Following up on this project. It turns out the most difficult part was creating a PRND12 face plate to match the factory gauges. After many tries I finally figured it out and made one that matches to my satisfaction. 

 

First thing to solve was the faceplate background color. The factory gauges look brown when not in the light. Under light they have a metallic sheen. Starting with a copper blank and many tries of mixed paint color, close but nothing acceptable. 

 

Next I tried a brass blank. I also realized the factory gauges are translucent. Almost like antique brass but without color variation, like a tinted lacquer or varnish. The solution turned out to be clear paint very slightly tinted with black paint.
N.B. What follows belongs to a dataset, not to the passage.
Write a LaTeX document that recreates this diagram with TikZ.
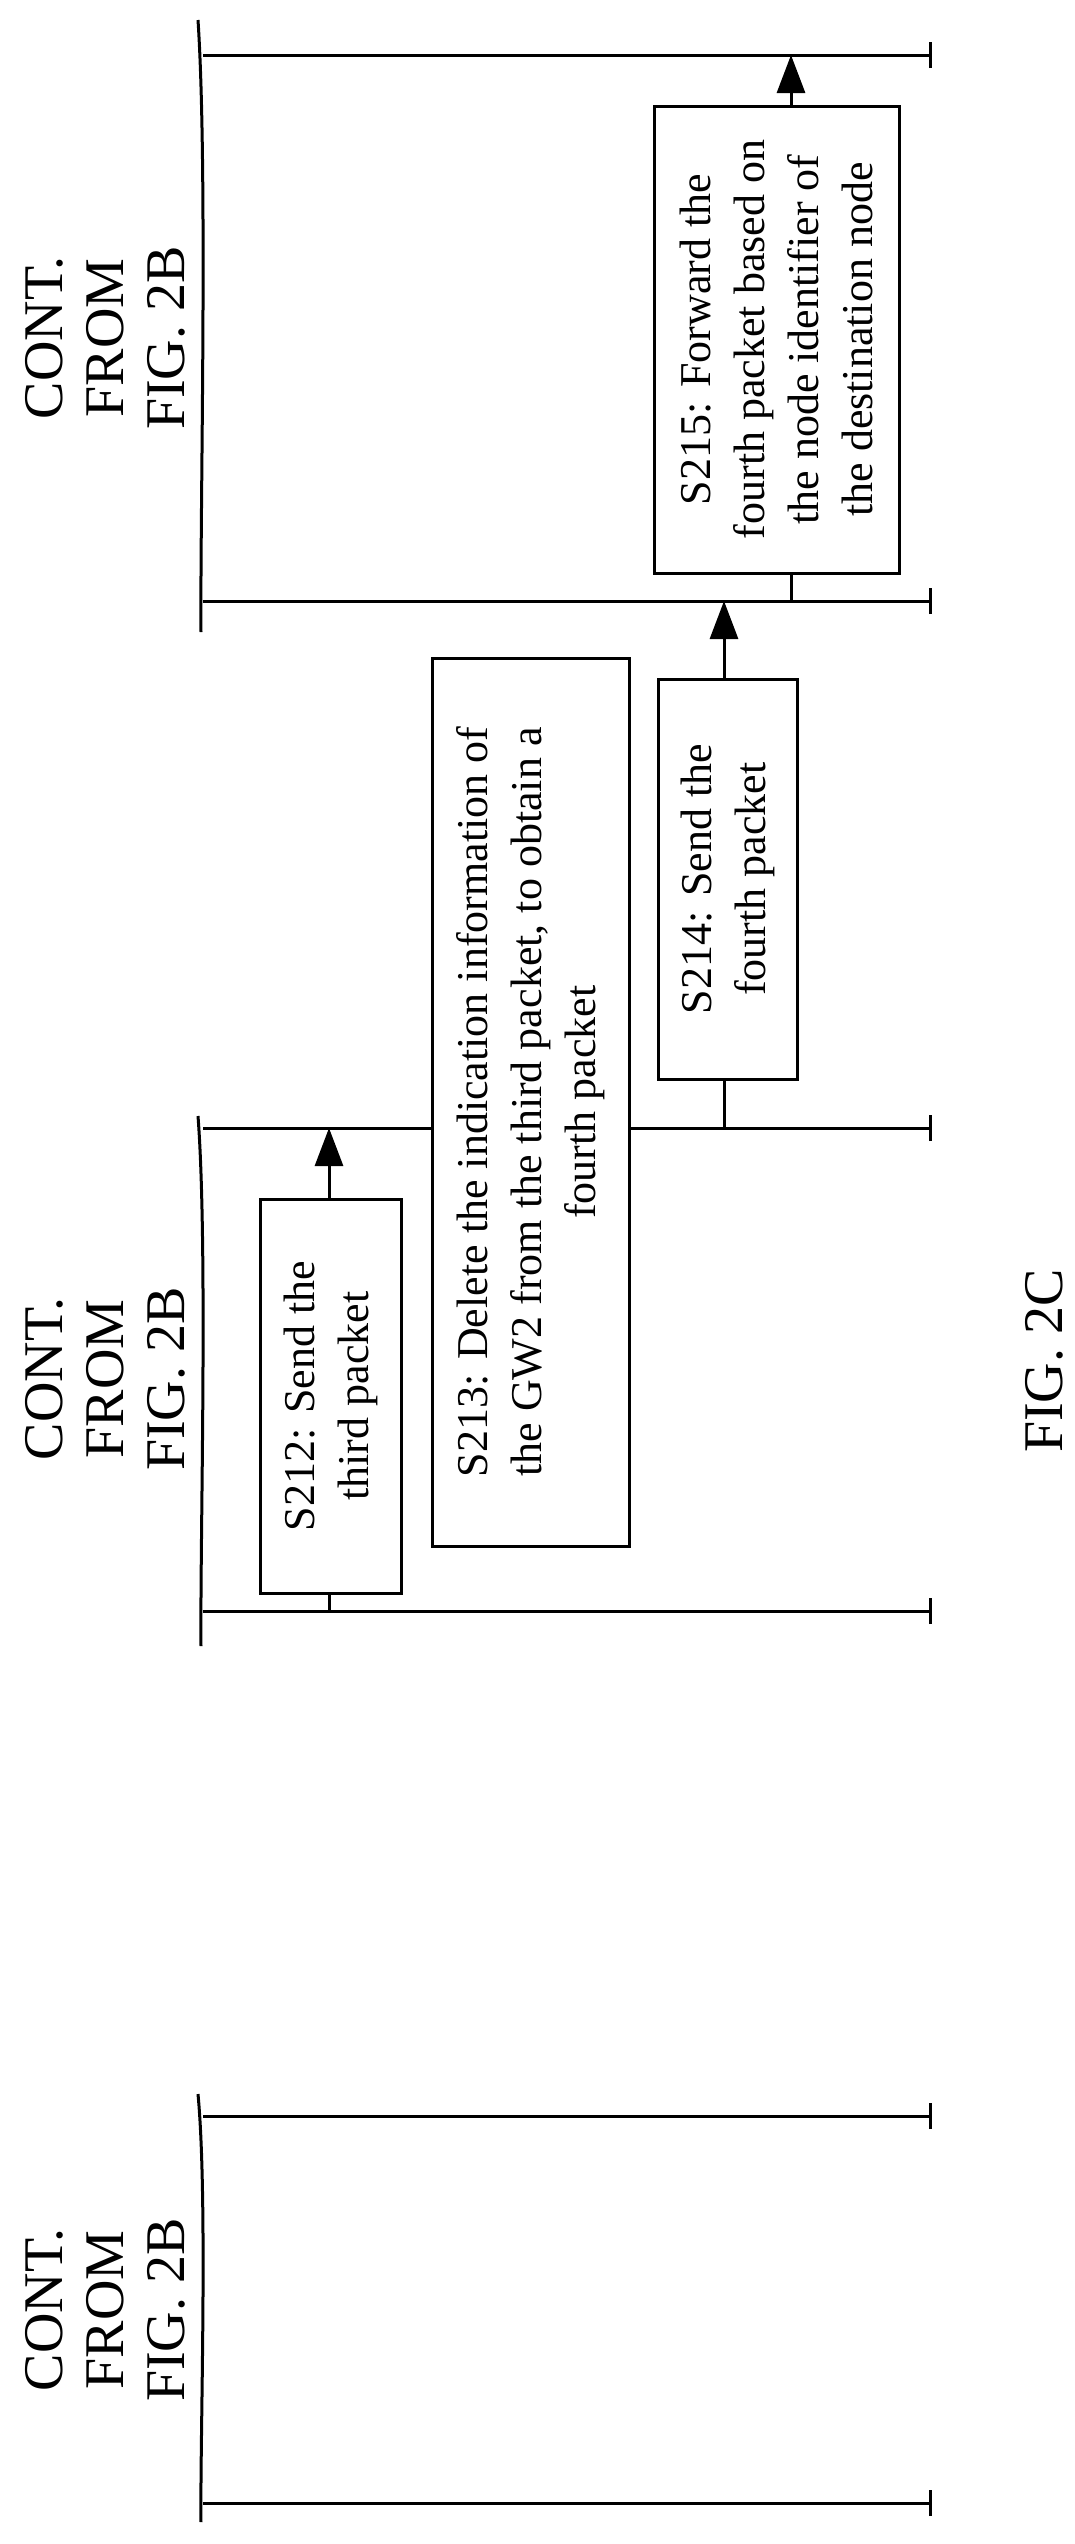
\documentclass[tikz,border=0pt]{standalone}
\usepackage{fontspec}
\setmainfont{Liberation Serif}
\usetikzlibrary{arrows.meta}
\begin{document}
\begin{tikzpicture}[x=1pt,y=-1pt,line width=3pt,
  box/.style={draw,fill=white,rotate=90,align=center,inner sep=0pt,font=\fontsize{44}{54}\selectfont},
  cont/.style={rotate=90,align=center,font=\fontsize{56}{61}\selectfont},
  arr/.style={-{Triangle[length=38pt,width=28pt]}}]
\useasboundingbox (0,0) rectangle (1074,2544);
% groups: brackets, lifelines, ticks
\foreach \t/\b/\bt/\bb [count=\i] in {55/601/20/632, 1128/1611/1116/1646, 2116/2503/2094/2522}{
  \pgfmathsetmacro{\ca}{\bt+0.25*(\bb-\bt)}
  \pgfmathsetmacro{\cb}{\bb-0.2*(\bb-\bt)}
  \draw (198,\bt) .. controls (208,\ca) and (200,\cb) .. (201,\bb);
  \coordinate (L\i a) at (203,\t); \coordinate (R\i a) at (930,\t);
  \coordinate (L\i b) at (203,\b); \coordinate (R\i b) at (930,\b);
  \draw (L\i a) -- (R\i a); \draw (L\i b) -- (R\i b);
  \draw ([yshift=-13pt]R\i a) -- ([yshift=13pt]R\i a);
  \draw ([yshift=-13pt]R\i b) -- ([yshift=13pt]R\i b);
}
\node[cont] (c1) at (105,338) {CONT.\\FROM\\FIG. 2B};
\node[cont] (c2) at (105,1379) {CONT.\\FROM\\FIG. 2B};
\node[cont] (c3) at (105,2310) {CONT.\\FROM\\FIG. 2B};
% S215
\node[box,minimum width=467pt,minimum height=245pt] (s215) at (776.5,339.5)
 {S215: Forward the\\fourth packet based on\\the node identifier of\\the destination node};
\coordinate (p215b) at (791,601); \coordinate (p215t) at (791,55);
\draw (p215b) -- (p215b|-s215.west);
\draw[arr] (p215t|-s215.east) -- (p215t);
% S213
\node[box,minimum width=888pt,minimum height=197pt] (s213) at (530.5,1102)
 {S213: Delete the indication information of\\the GW2 from the third packet, to obtain a\\fourth packet};
% S214
\node[box,minimum width=400pt,minimum height=139pt] (s214) at (727.5,879)
 {S214: Send the\\fourth packet};
\coordinate (p214b) at (724,1128); \coordinate (p214t) at (724,601);
\draw (p214b) -- (p214b|-s214.west);
\draw[arr] (p214t|-s214.east) -- (p214t);
% S212
\node[box,minimum width=394pt,minimum height=141pt] (s212) at (330.5,1396)
 {S212: Send the\\third packet};
\coordinate (p212b) at (329,1611); \coordinate (p212t) at (329,1128);
\draw (p212b) -- (p212b|-s212.west);
\draw[arr] (p212t|-s212.east) -- (p212t);
\node[cont] (fig) at (1044,1361) {FIG. 2C};
\end{tikzpicture}
\end{document}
Sprayed on with a air brush.

 

Next was the lettering. Many tries here too. Started by hand cutting self-stick stencils used to apply an off white base color and then hand painted phosphorescent green paint. Those tries all ended up looking home made and trying to correct defects all ended up making it look worse. Not an acceptable method.

 

At this point I knew I needed a machine cut stencil. I already new about Cricut machines but couldn't justify buying one just for this project. Telling a friend about this project, it turns out his wife had just one a Cricut in a raffle. So we used my project to learn how to use it.

 

Bottom line, not too hard to create a perfect stencil on the Cricut. Stencil then used to spray on a white base layer for the letters and then hand applied phosphorescent paint on top. Mission accomplished, it even glows the same as the factory gauges!